A Maryland board has given its approval on Wednesday for a compensation package worth $2.9 million to be awarded to a man who was unjustly incarcerated for 32 years, including a decade on death row, for two murders he did not commit, Your Content has learned.
John Huffington, who was exonerated in January by former Governor Larry Hogan, received a full innocence pardon due to prosecutorial misconduct in relation to a 1981 double slaying in Harford County.
The Board of Public Works, comprising Governor Wes Moore, Comptroller Brooke Lierman, and Treasurer Dereck Davis, has officially endorsed the compensation package during a meeting.
Governor Moore took the opportunity to apologize to Huffington, who was present at the board meeting, acknowledging the countless moments and opportunities that were stolen from him as a result of the injustice he endured.

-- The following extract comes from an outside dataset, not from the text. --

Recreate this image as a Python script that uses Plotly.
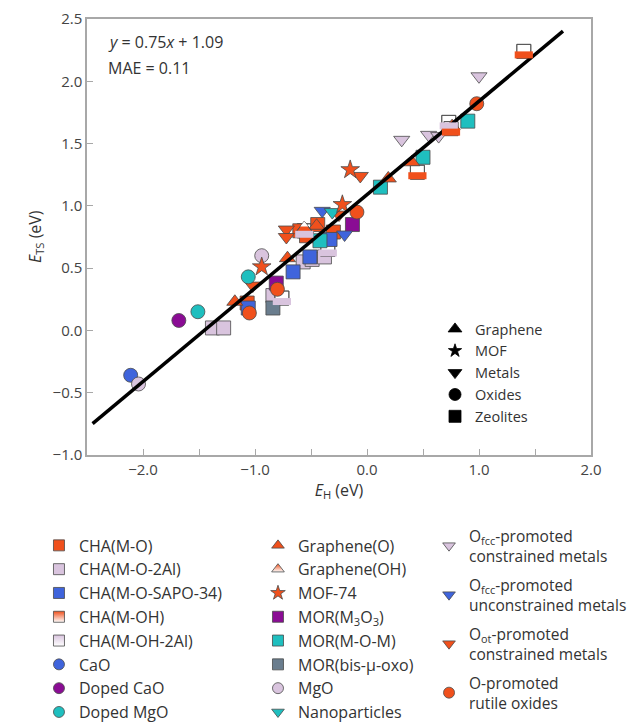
import plotly.graph_objects as go

# ---------------- data (E_H, E_TS) ----------------
cha_mo_x = [-1.07, -0.60, -0.54, -0.44, -0.30]
cha_mo_y = [0.22, 0.80, 0.76, 0.85, 0.79]
cha_mo2al_x = [-1.38, -1.28, -0.84, -0.57, -0.49, -0.38]
cha_mo2al_y = [0.02, 0.02, 0.28, 0.55, 0.57, 0.59]
cha_sapo_x = [-1.06, -0.66, -0.51, -0.33]
cha_sapo_y = [0.18, 0.47, 0.59, 0.73]
cha_moh_x = [0.45, 0.75, 1.40]
cha_moh_y = [1.27, 1.62, 2.24]
cha_moh2al_x = [-0.76, -0.56, -0.35, 0.73]
cha_moh2al_y = [0.26, 0.80, 0.65, 1.67]
cao_x = [-2.11]
cao_y = [-0.36]
doped_cao_x = [-1.68]
doped_cao_y = [0.08]
doped_mgo_x = [-1.51, -1.06]
doped_mgo_y = [0.15, 0.43]
graphene_o_x = [-1.18, -0.71, -0.45, 0.19, 0.40, 0.76]
graphene_o_y = [0.23, 0.58, 0.84, 1.22, 1.35, 1.64]
graphene_oh_x = [-0.56]
graphene_oh_y = [0.82]
mof74_x = [-0.94, -0.22, -0.15]
mof74_y = [0.51, 1.01, 1.29]
mor_m3o3_x = [-0.81, -0.13]
mor_m3o3_y = [0.38, 0.85]
mor_mom_x = [-0.42, 0.12, 0.50, 0.90]
mor_mom_y = [0.72, 1.15, 1.39, 1.68]
mor_bis_x = [-0.84]
mor_bis_y = [0.18]
mgo_x = [-2.04, -0.94]
mgo_y = [-0.43, 0.60]
nano_x = [-0.31]
nano_y = [0.95]
ofcc_con_x = [0.31, 0.55, 0.64, 1.00]
ofcc_con_y = [1.53, 1.57, 1.56, 2.04]
ofcc_uncon_x = [-0.40, -0.20]
ofcc_uncon_y = [0.96, 0.77]
oot_con_x = [-1.02, -0.72, -0.72, -0.25, -0.06]
oot_con_y = [0.36, 0.81, 0.75, 0.93, 1.24]
rutile_x = [-1.05, -0.80, -0.09, 0.98]
rutile_y = [0.14, 0.33, 0.95, 1.82]

fit_slope = 0.75
fit_intercept = 1.09
fit_x_ends = [-2.45, 1.75]
mae = 0.11

x_range = [-2.5, 2.0]
y_range = [-1.0, 2.5]

# ---------------- styles ----------------
FONT = "Open Sans"
TXT = "#333333"
ORANGE = "#F0501C"
LAV = "#D9C4DE"
BLUE = "#3F64DC"
PURPLE = "#8A0C94"
TEAL = "#1FBFBF"
SLATE = "#6A7D8E"
EDGE = "#4A4A4A"
AXC = "#A8A8A8"
MS = 14
PX_PER_Y = 436 / 3.5
SHIFT = 3.5 / PX_PER_Y  # data-unit equivalent of a few pixels for half-filled glyphs

fig = go.Figure()


def pts(x, y, symbol, color, size=MS, yaxis="y"):
    fig.add_trace(go.Scatter(
        x=x, y=y, mode="markers", showlegend=False, hoverinfo="skip", yaxis=yaxis,
        marker=dict(symbol=symbol, size=size, color=color, line=dict(color=EDGE, width=0.8))))


def half_square(x, y, bottom_color):
    pts(x, y, "square", "white")
    fig.add_trace(go.Scatter(
        x=x, y=y, mode="markers", showlegend=False, hoverinfo="skip", yaxis="y2",
        marker=dict(symbol="line-ew", size=MS - 1, color=bottom_color,
                    line=dict(color=bottom_color, width=MS / 2))))
    fig.add_trace(go.Scatter(
        x=x, y=y, mode="markers", showlegend=False, hoverinfo="skip",
        marker=dict(symbol="square-open", size=MS, color=EDGE, line=dict(width=0.8))))


def half_triangle(x, y, color):
    pts(x, y, "triangle-up", color)
    fig.add_trace(go.Scatter(
        x=x, y=y, mode="markers", showlegend=False, hoverinfo="skip", yaxis="y3",
        marker=dict(symbol="triangle-up", size=MS / 2, color="white", line=dict(width=0))))
    fig.add_trace(go.Scatter(
        x=x, y=y, mode="markers", showlegend=False, hoverinfo="skip",
        marker=dict(symbol="triangle-up-open", size=MS, color=EDGE, line=dict(width=0.8))))


# zeolites
pts(cha_mo2al_x, cha_mo2al_y, "square", LAV)
half_square(cha_moh2al_x, cha_moh2al_y, LAV)
pts(mor_bis_x, mor_bis_y, "square", SLATE)
pts(mor_m3o3_x, mor_m3o3_y, "square", PURPLE)
pts(cha_mo_x, cha_mo_y, "square", ORANGE)
pts(cha_sapo_x, cha_sapo_y, "square", BLUE)
half_square(cha_moh_x, cha_moh_y, ORANGE)
pts(mor_mom_x, mor_mom_y, "square", TEAL)
# graphene
pts(graphene_o_x, graphene_o_y, "triangle-up", ORANGE)
half_triangle(graphene_oh_x, graphene_oh_y, ORANGE)
# metals
pts(oot_con_x, oot_con_y, "triangle-down", ORANGE)
pts(ofcc_con_x, ofcc_con_y, "triangle-down", LAV)
pts(ofcc_uncon_x, ofcc_uncon_y, "triangle-down", BLUE)
pts(nano_x, nano_y, "triangle-down", TEAL)
# oxides
pts(cao_x, cao_y, "circle", BLUE)
pts(mgo_x, mgo_y, "circle", LAV)
pts(doped_cao_x, doped_cao_y, "circle", PURPLE)
pts(doped_mgo_x, doped_mgo_y, "circle", TEAL)
pts(rutile_x, rutile_y, "circle", ORANGE)
# MOF
pts(mof74_x, mof74_y, "star", ORANGE, size=14)

# fit line
fit_y = [fit_slope * v + fit_intercept for v in fit_x_ends]
fig.add_trace(go.Scatter(x=fit_x_ends, y=fit_y, mode="lines", showlegend=False,
                         hoverinfo="skip", line=dict(color="black", width=3.5)))


# ---------------- legend-only entries ----------------
def leg(name, symbol, color, legend, size=11, gradient=None, group=None, edge=EDGE):
    m = dict(symbol=symbol, color=color, size=size, line=dict(color=edge, width=0.8))
    if gradient:
        m["gradient"] = dict(type="vertical", color=gradient)
    fig.add_trace(go.Scatter(x=[None], y=[None], mode="markers", name=name, marker=m,
                             legend=legend, showlegend=True, hoverinfo="skip",
                             legendgroup=group))


col1 = [("CHA(M-O)", "square", ORANGE, None), ("CHA(M-O-2Al)", "square", LAV, None),
        ("CHA(M-O-SAPO-34)", "square", BLUE, None), ("CHA(M-OH)", "square", ORANGE, "white"),
        ("CHA(M-OH-2Al)", "square", LAV, "white"), ("CaO", "circle", BLUE, None),
        ("Doped CaO", "circle", PURPLE, None), ("Doped MgO", "circle", TEAL, None)]
col2 = [("Graphene(O)", "triangle-up", ORANGE, None), ("Graphene(OH)", "triangle-up", ORANGE, "white"),
        ("MOF-74", "star", ORANGE, None), ("MOR(M<sub>3</sub>O<sub>3</sub>)", "square", PURPLE, None),
        ("MOR(M-O-M)", "square", TEAL, None), ("MOR(bis-μ-oxo)", "square", SLATE, None),
        ("MgO", "circle", LAV, None), ("Nanoparticles", "triangle-down", TEAL, None)]
col3 = [("O<sub>fcc</sub>-promoted<br>constrained metals", "triangle-down", LAV),
        ("O<sub>fcc</sub>-promoted<br>unconstrained metals", "triangle-down", BLUE),
        ("O<sub>ot</sub>-promoted<br>constrained metals", "triangle-down", ORANGE),
        ("O-promoted<br>rutile oxides", "circle", ORANGE)]
shape_legend = [("Graphene", "triangle-up", 12), ("MOF", "star", 10), ("Metals", "triangle-down", 12),
                ("Oxides", "circle", 12), ("Zeolites", "square", 12)]

for n, s, c, g in col1:
    leg(n, s, c, "legend", gradient=g)
for n, s, c, g in col2:
    leg(n, s, c, "legend2", gradient=g)
for i, (n, s, c) in enumerate(col3):
    leg(n, s, c, "legend3", group="g%d" % i)
for n, s, sz in shape_legend:
    leg(n, s, "black", "legend4", size=sz, edge="black")

# ---------------- layout ----------------
def bottom_leg(fs):
    return dict(xanchor="left", yanchor="top", bgcolor="rgba(0,0,0,0)",
                xref="container", yref="container",
                font=dict(family=FONT, size=fs, color=TXT))


fig.update_layout(
    width=627, height=716, autosize=False,
    margin=dict(l=79, r=44, t=11, b=269, autoexpand=False),
    paper_bgcolor="white", plot_bgcolor="white",
    font=dict(family=FONT, color=TXT, size=15),
    xaxis=dict(range=x_range, dtick=1, tick0=0, tickformat=".1f", automargin=True,
               ticks="inside", ticklen=6, tickcolor=AXC,
               minor=dict(dtick=0.5, ticks="inside", ticklen=6, tickcolor=AXC),
               showline=True, linecolor=AXC, linewidth=1.5, mirror=True,
               showgrid=False, zeroline=False,
               tickfont=dict(size=15, color="#444"),
               title=dict(text="<i>E</i><sub>H</sub> (eV)", standoff=3,
                          font=dict(size=16, color=TXT))),
    yaxis=dict(range=y_range, dtick=0.5, tickformat=".1f", automargin=True,
               ticks="inside", ticklen=6, tickcolor=AXC,
               showline=True, linecolor=AXC, linewidth=1.5, mirror=True,
               showgrid=False, zeroline=False,
               tickfont=dict(size=15, color="#444")),
    yaxis2=dict(range=[y_range[0] + SHIFT, y_range[1] + SHIFT], overlaying="y",
                visible=False, anchor="x"),
    yaxis3=dict(range=[y_range[0] - MS / 4 / PX_PER_Y, y_range[1] - MS / 4 / PX_PER_Y],
                overlaying="y", visible=False, anchor="x"),
    legend=dict(x=0.0494, y=0.2731, traceorder="normal", **bottom_leg(16)),
    legend2=dict(x=0.3987, y=0.2731, traceorder="normal", **bottom_leg(16)),
    legend3=dict(x=0.6715, y=0.2863, tracegroupgap=5.7, **bottom_leg(15.5)),
    legend4=dict(x=0.6905, y=0.3257, traceorder="normal", xanchor="left", yanchor="top",
                 bgcolor="rgba(0,0,0,0)", font=dict(family=FONT, size=14.5, color=TXT)),
    showlegend=True,
)

# y-axis title
fig.add_annotation(xref="paper", yref="paper", x=-0.103, y=0.5, xanchor="center",
                   yanchor="middle", showarrow=False, textangle=-90,
                   text="<i>E</i><sub>TS</sub> (eV)", font=dict(family=FONT, size=16, color=TXT))
fig.add_annotation(xref="paper", yref="paper", x=0.038, y=0.947, xanchor="left",
                   yanchor="middle", showarrow=False,
                   text="<i>y</i> = %.2f<i>x</i> + %.2f" % (fit_slope, fit_intercept),
                   font=dict(family=FONT, size=16, color=TXT))
fig.add_annotation(xref="paper", yref="paper", x=0.038, y=0.888, xanchor="left",
                   yanchor="middle", showarrow=False, text="MAE = %.2f" % mae,
                   font=dict(family=FONT, size=16, color=TXT))

fig.write_html("out.html")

Moore also commended Huffington for his efforts in raising awareness about flaws in the criminal justice system through public speeches and his book recounting his experiences.
Their relationship has grown into a friendship, with Moore expressing gratitude for Huffington’s willingness to transform his pain into service.

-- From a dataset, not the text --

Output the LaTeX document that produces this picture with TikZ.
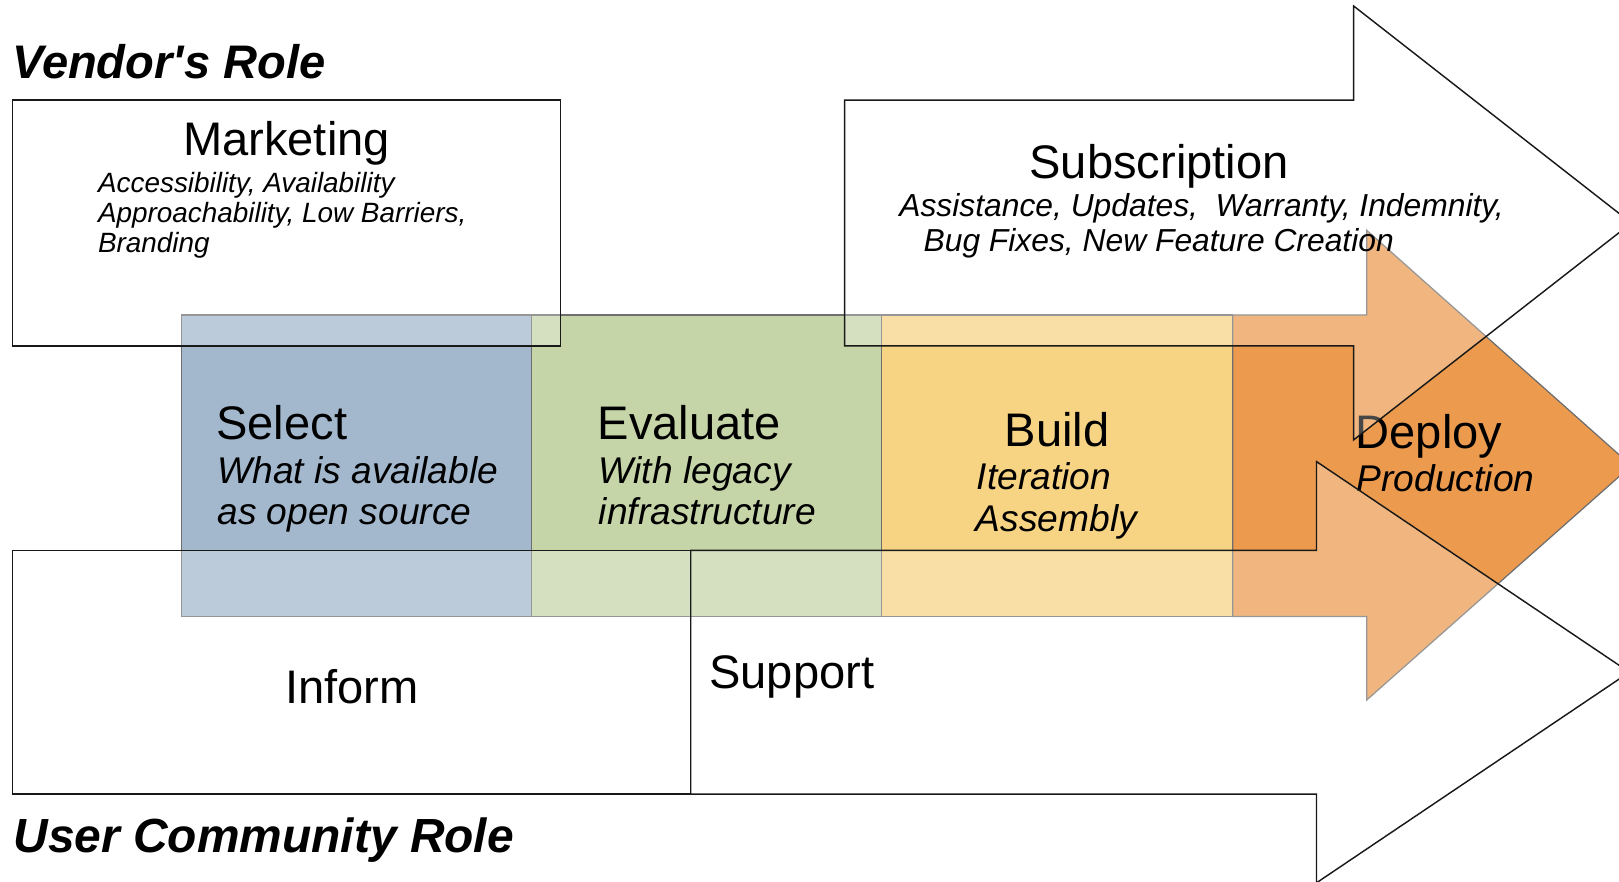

Highlighting Huffington’s achievements since his release, the governor noted his work as a manager at Second Chance, a nonprofit organization aiding individuals with employment barriers.
Additionally, Huffington has been involved in job training and reentry programs at the Living Classrooms Foundation.
Presently, he serves as the chief operating officer at the Kinetic Capital Community Foundation, an organization dedicated to promoting income equality in Baltimore.
Throughout his ordeal, Huffington steadfastly maintained his innocence. In 2013, he was finally freed from Patuxent Institution after serving 32 years of two life sentences.
The “Memorial Day Murders” case, for which Huffington was twice convicted, involved the stabbing death of Diane Becker in her recreational vehicle, while her 4-year-old son, who was present at the time, remained unharmed. Joseph Hudson, Becker’s boyfriend, was later found fatally shot a few miles away.
Another individual implicated in the slayings testified against Huffington, was convicted of first-degree murder, and served a 27-year sentence.
Prosecutors had relied on testimony that was later discredited, specifically regarding hair evidence found at the crime scene, which was claimed to match Huffington’s.
In 1981, Huffington appealed his first conviction, but in 1983, a jury found him guilty of first-degree murder, resulting in a death sentence.
The sentence was later commuted to two life terms.
In 2011, doubts regarding the case emerged when FBI report indicating that the agent responsible for analyzing the hair evidence in Huffington’s case may not have employed reliable scientific methods or even tested the hair at all.
Subsequently, in 2013, a judge in Frederick County vacated Huffington’s convictions and ordered a new trial after new evidence surfaced, including DNA testing that had not been available during his earlier trials.
When the hair evidence was finally subjected to DNA testing over 30 years later, the results conclusively showed that it did not belong to Huffington, according to ABC15.